Verlagerung nach Asien
Die Zukunft von BASF in Deutschland erscheint immer ungewisser. Der Konzern richtet seinen Fokus zunehmend auf den asiatischen Markt, insbesondere auf China. Der Bau eines gigantischen Werks in Zhanjiang, das bis 2030 fertiggestellt werden soll, könnte einen Wendepunkt für das Unternehmen bedeuten. Eine Abwanderung des Chemiekonzerns aus Deutschland ist mittlerweile keine unrealistische Option mehr.
Weitere Chemiekonzerne in der Krise
Auch andere deutsche Chemiekonzerne wie Evonik und Lanxess kämpfen mit ähnlichen Schwierigkeiten. Evonik, Deutschlands drittgrößter Chemieproduzent, verzeichnete 2023 einen Umsatzrückgang von 17 Prozent auf 15,3 Milliarden Euro und einen Nettoverlust von 465 Millionen Euro. Das Unternehmen plant den Abbau von weltweit 2.000 Arbeitsplätzen, davon 1.500 in Deutschland.
Lanxess steht vor vergleichbaren Herausforderungen. Der Umsatz fiel um 17 Prozent auf 6,7 Milliarden Euro, begleitet von einem Verlust von rund 843 Millionen Euro im fortgeführten Geschäft. Auch hier ist ein massiver Sparkurs notwendig, um Entlastung zu schaffen. Der Chemieriese plant, ab 2025 die jährlichen Kosten um 150 Millionen Euro zu senken, was mit einem globalen Stellenabbau von 870 Arbeitsplätzen einhergeht, davon 460 in Deutschland.
Regulierungen und staatliche Unterstützung
Zusätzlich zu den wirtschaftlichen Herausforderungen stehen die deutschen Chemieunternehmen vor einer Fülle neuer Regulierungen. Insbesondere die strengen Umweltvorschriften setzen den Unternehmen erheblich zu. Bundeskanzler Olaf Scholz hat kürzlich auf einem Chemiegipfel in Berlin zumindest Bereitschaft signalisiert, der Branche unter die Arme zu greifen.
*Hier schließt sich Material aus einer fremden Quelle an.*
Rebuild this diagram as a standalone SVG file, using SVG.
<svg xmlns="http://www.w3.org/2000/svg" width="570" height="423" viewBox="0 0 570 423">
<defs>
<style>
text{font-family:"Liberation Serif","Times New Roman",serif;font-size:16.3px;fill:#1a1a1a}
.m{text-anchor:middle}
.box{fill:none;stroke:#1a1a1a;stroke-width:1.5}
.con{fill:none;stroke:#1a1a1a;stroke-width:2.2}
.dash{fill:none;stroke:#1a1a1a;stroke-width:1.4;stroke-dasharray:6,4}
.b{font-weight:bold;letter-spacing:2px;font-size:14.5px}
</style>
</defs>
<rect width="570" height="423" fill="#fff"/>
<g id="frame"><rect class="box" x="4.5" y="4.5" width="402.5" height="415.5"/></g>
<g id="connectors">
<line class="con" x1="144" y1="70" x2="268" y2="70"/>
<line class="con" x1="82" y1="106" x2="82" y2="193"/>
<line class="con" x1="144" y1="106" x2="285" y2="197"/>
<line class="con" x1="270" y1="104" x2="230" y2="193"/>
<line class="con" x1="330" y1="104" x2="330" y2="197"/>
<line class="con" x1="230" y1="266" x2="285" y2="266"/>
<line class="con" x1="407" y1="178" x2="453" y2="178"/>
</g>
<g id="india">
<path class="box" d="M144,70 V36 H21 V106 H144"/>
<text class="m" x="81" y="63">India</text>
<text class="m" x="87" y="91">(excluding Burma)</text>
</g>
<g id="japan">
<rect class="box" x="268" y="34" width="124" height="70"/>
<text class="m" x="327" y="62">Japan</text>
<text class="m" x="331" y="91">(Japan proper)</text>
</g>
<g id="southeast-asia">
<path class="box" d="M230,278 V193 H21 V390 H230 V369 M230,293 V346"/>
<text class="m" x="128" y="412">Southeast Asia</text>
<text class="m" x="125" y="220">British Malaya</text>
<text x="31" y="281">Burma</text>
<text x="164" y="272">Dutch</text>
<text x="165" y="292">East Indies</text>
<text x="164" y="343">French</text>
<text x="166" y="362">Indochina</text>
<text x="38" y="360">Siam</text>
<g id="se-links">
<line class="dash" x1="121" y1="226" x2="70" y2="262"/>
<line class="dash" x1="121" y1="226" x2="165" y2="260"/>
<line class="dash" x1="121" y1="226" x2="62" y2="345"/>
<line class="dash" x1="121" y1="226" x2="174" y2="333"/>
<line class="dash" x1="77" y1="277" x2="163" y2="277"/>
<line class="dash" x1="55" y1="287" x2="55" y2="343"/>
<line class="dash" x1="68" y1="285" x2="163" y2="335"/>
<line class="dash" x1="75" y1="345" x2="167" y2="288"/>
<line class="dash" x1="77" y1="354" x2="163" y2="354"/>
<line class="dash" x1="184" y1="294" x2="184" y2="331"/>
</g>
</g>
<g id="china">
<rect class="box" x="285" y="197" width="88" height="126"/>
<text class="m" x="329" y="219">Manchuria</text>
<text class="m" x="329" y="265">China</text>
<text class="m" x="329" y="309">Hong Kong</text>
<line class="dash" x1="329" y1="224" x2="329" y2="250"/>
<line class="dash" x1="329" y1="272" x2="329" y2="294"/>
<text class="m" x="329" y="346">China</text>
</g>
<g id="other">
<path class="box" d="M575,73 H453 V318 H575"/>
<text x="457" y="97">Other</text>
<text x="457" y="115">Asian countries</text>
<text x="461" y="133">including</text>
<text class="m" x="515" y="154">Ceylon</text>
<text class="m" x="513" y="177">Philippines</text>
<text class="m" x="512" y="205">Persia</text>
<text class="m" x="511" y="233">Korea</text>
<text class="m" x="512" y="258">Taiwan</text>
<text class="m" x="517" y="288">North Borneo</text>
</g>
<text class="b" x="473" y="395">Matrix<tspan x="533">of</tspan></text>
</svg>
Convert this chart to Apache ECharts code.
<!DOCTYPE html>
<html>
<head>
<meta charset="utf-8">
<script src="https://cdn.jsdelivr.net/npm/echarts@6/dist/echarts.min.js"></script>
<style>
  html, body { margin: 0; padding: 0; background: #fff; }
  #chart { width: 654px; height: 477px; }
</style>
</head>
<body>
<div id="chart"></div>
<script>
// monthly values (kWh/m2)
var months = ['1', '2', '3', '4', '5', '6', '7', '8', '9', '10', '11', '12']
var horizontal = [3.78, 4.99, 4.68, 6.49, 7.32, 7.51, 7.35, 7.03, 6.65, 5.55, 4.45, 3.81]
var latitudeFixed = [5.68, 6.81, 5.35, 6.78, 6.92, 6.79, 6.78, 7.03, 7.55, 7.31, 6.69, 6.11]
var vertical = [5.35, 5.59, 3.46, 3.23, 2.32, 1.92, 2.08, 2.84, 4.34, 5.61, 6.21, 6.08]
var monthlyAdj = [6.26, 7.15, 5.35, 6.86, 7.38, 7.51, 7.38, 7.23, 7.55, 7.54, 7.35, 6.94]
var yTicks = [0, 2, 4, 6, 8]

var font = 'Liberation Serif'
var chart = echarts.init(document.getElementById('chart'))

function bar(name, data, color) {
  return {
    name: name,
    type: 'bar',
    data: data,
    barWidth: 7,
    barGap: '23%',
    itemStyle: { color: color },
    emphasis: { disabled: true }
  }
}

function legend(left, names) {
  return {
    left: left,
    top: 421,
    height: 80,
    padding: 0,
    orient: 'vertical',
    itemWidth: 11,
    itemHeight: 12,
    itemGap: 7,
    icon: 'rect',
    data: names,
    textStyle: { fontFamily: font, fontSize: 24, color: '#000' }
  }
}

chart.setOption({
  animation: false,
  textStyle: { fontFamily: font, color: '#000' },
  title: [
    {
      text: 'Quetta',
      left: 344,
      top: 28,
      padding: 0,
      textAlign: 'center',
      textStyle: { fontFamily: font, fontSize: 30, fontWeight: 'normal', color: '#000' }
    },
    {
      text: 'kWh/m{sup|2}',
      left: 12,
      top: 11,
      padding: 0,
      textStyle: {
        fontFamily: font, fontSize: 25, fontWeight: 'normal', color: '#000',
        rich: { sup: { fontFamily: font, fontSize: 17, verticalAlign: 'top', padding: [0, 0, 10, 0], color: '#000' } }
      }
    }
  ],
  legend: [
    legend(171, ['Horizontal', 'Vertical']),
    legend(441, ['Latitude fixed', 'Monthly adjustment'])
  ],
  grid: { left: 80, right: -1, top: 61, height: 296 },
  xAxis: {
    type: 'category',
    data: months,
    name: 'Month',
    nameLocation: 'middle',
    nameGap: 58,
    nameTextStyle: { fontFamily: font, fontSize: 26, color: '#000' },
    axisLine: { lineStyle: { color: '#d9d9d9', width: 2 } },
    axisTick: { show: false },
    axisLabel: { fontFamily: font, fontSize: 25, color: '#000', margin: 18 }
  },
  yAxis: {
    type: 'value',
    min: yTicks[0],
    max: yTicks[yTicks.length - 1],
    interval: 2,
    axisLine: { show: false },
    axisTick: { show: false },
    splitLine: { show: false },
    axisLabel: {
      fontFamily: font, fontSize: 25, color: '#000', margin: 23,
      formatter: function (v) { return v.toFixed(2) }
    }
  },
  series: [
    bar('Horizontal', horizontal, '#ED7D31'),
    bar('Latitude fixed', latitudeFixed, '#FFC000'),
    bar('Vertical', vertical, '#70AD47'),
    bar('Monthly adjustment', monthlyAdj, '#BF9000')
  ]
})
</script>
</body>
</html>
Er versprach, sich für niedrigere Strompreise starkzumachen und die Strompreiskompensation bis 2030 zu verlängern.
Doch auch wenn kurzfristige Strompreissenkungen den großen Chemiekonzernen eine temporäre Atempause verschaffen könnten, lösen sie das eigentliche Problem nicht. Langfristig müssen die Standortkosten für Großunternehmen radikal gesenkt werden – dazu gehören eine Reduktion steuerlicher Abgaben, der Abbau von Bürokratie und vor allem eine verlässliche, kostengünstige Energieversorgung.